If I tell him he’s right in front of her, she’ll know she’s missing out. If I don’t tell him, we might endure an unnecessary tantrum, so I do so secretly in a different room. It’s a dubious practice, but mornings are rushed and it works. Except three-year-olds are repetitive, and he announces it again five seconds later. I run around, flustered as a I try to convincingly change the subject while watching my self-image as a beacon of honesty crumble around me. I tell him he’s right, while looking at her and cynically shaking my head: I’m a liar.
For a little while I embraced it. I discovered the pleasure of ‘finding’ things behind my son’s ears, his joy not tainted by the fact he really thought I’d found the coin, or toy, or satsuma stuck behind his lobe.
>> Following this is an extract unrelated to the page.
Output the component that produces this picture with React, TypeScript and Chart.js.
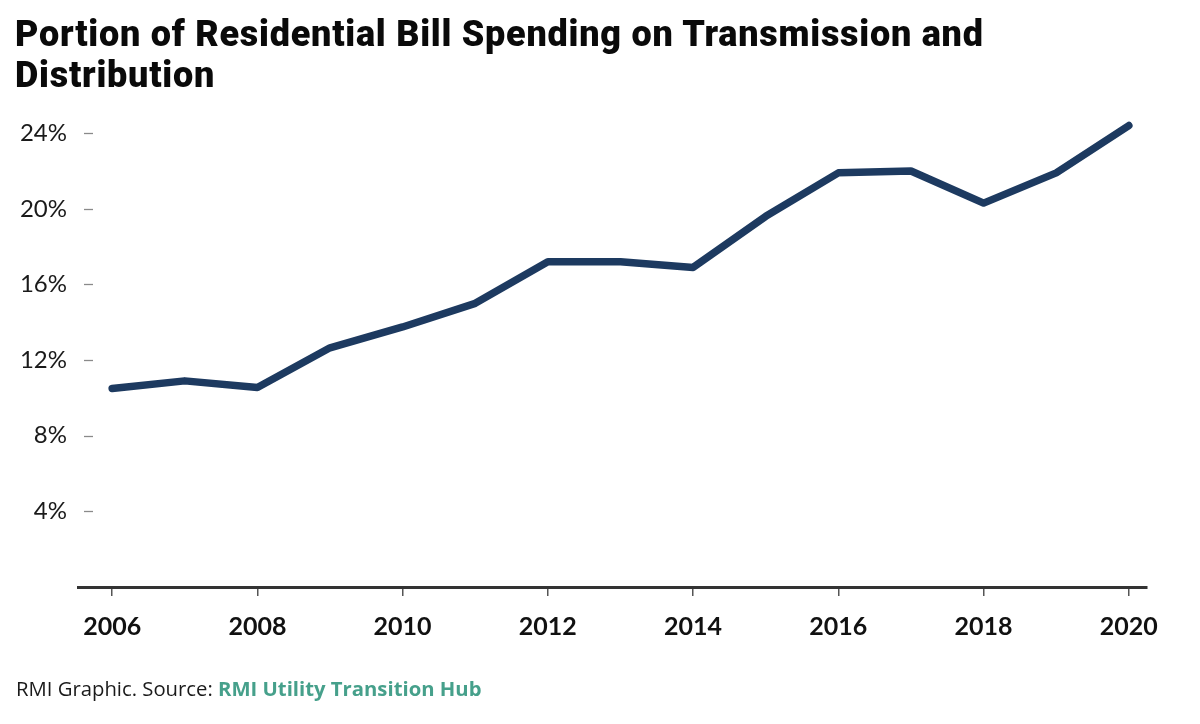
import React, { useEffect, useRef } from "react";
import { Chart, registerables } from "chart.js";

Chart.register(...registerables);

const years = [2006, 2007, 2008, 2009, 2010, 2011, 2012, 2013, 2014, 2015, 2016, 2017, 2018, 2019, 2020];
const tdShare = [10.5, 10.9, 10.55, 12.65, 13.75, 15.0, 17.2, 17.2, 16.9, 19.6, 21.9, 22.0, 20.3, 21.9, 24.4];
const yTicks = [4, 8, 12, 16, 20, 24];
const xTicks = [2006, 2008, 2010, 2012, 2014, 2016, 2018, 2020];

const titleLines = ["Portion of Residential Bill Spending on Transmission and", "Distribution"];
const sourcePrefix = "RMI Graphic. Source: ";
const sourceLink = "RMI Utility Transition Hub";

const LINE_COLOR = "#1d3a60";

const yDashPlugin = {
  id: "yDash",
  afterDraw(chart: any) {
    const { ctx, chartArea, scales } = chart;
    const y = scales.y;
    ctx.save();
    ctx.strokeStyle = "#8a8a8a";
    ctx.lineWidth = 1.3;
    for (const v of yTicks) {
      const py = Math.round(y.getPixelForValue(v)) + 0.5;
      ctx.beginPath();
      ctx.moveTo(chartArea.left + 6, py);
      ctx.lineTo(chartArea.left + 15, py);
      ctx.stroke();
    }
    ctx.restore();
  },
};

export default function App() {
  const canvasRef = useRef<HTMLCanvasElement | null>(null);

  useEffect(() => {
    const canvas = canvasRef.current;
    if (!canvas) return;
    const chart = new Chart(canvas, {
      type: "line",
      data: {
        datasets: [
          {
            data: years.map((yr, i) => ({ x: yr, y: tdShare[i] })),
            borderColor: LINE_COLOR,
            borderWidth: 7.5,
            pointRadius: 0,
            tension: 0,
            borderCapStyle: "round",
            borderJoinStyle: "round",
          },
        ],
      },
      options: {
        responsive: false,
        animation: false,
        devicePixelRatio: 1,
        layout: { padding: { left: 0, right: 53, top: 118, bottom: 0 } },
        plugins: { legend: { display: false }, tooltip: { enabled: false }, title: { display: false } },
        scales: {
          x: {
            type: "linear",
            min: 2005.53,
            max: 2020.25,
            afterBuildTicks: (axis: any) => {
              axis.ticks = xTicks.map((v) => ({ value: v }));
            },
            afterFit: (axis: any) => {
              axis.height = 137;
            },
            border: { display: true, color: "#333333", width: 3 },
            grid: { drawOnChartArea: false, drawTicks: true, tickLength: 9, color: "#555555", lineWidth: 1.5 },
            ticks: {
              padding: 16,
              color: "#111111",
              font: { family: "Lato", size: 25, weight: "bold" },
              callback: (v: any) => String(v),
              maxRotation: 0,
              autoSkip: false,
            },
          },
          y: {
            type: "linear",
            min: 0,
            max: 24.8,
            afterBuildTicks: (axis: any) => {
              axis.ticks = yTicks.map((v) => ({ value: v }));
            },
            afterFit: (axis: any) => {
              axis.width = 78;
            },
            border: { display: false },
            grid: { display: false, drawTicks: false, tickLength: 0 },
            ticks: {
              padding: 11,
              color: "#1a1a1a",
              font: { family: "Lato", size: 24, weight: "normal" },
              callback: (v: any) => v + "%",
            },
          },
        },
      },
      plugins: [yDashPlugin],
    } as any);
    return () => chart.destroy();
  }, []);

  return (
    <div
      style={{
        position: "absolute",
        left: 0,
        top: 0,
        width: 1200,
        height: 724,
        background: "#ffffff",
        overflow: "hidden",
      }}
    >
      <canvas
        ref={canvasRef}
        width={1200}
        height={724}
        style={{ position: "absolute", left: 0, top: 0, width: 1200, height: 724 }}
      />
      <div
        style={{
          position: "absolute",
          left: 15,
          top: 14,
          fontFamily: "Roboto, sans-serif",
          fontWeight: 900,
          fontSize: 36,
          letterSpacing: "0.75px",
          lineHeight: "41px",
          color: "#0a0a0a",
          whiteSpace: "nowrap",
        }}
      >
        {titleLines.map((t, i) => (
          <div key={i}>{t}</div>
        ))}
      </div>
      <div
        style={{
          position: "absolute",
          left: 16,
          top: 675,
          fontFamily: "'Open Sans', sans-serif",
          fontSize: 20.3,
          lineHeight: "26px",
          color: "#1a1a1a",
          whiteSpace: "nowrap",
        }}
      >
        {sourcePrefix}
        <span style={{ color: "#46a08b", fontWeight: 700 }}>{sourceLink}</span>
      </div>
    </div>
  );
}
Any object he lost could be discovered among the wax by dad! It was refreshing and I felt as if a restraint had been lifted — until he lost something I genuinely couldn’t find. He’d ask, then demand, that I retrieve it from behind his ear. And when I couldn’t, an absolutely earth-shattering meltdown commenced. I remembered why lying was bad.
From now on, like most people, I’m trying to walk the line of common sense. This Christmas they went to see Santa. I didn’t get to go along, but afterwards I let my daughter confidently tell me it was the real Father Christmas. I avoided a direct lie (after all, I wasn’t there so couldn’t be certain), but I made sure she thought I believed her, absolutely. I’m not in denial anymore — there are clearly times when the truth isn’t what a child needs to hear, and they won’t always be as trivial as these examples. Occasionally, it turns out, I’m a liar, and I’ve learned to be okay with that.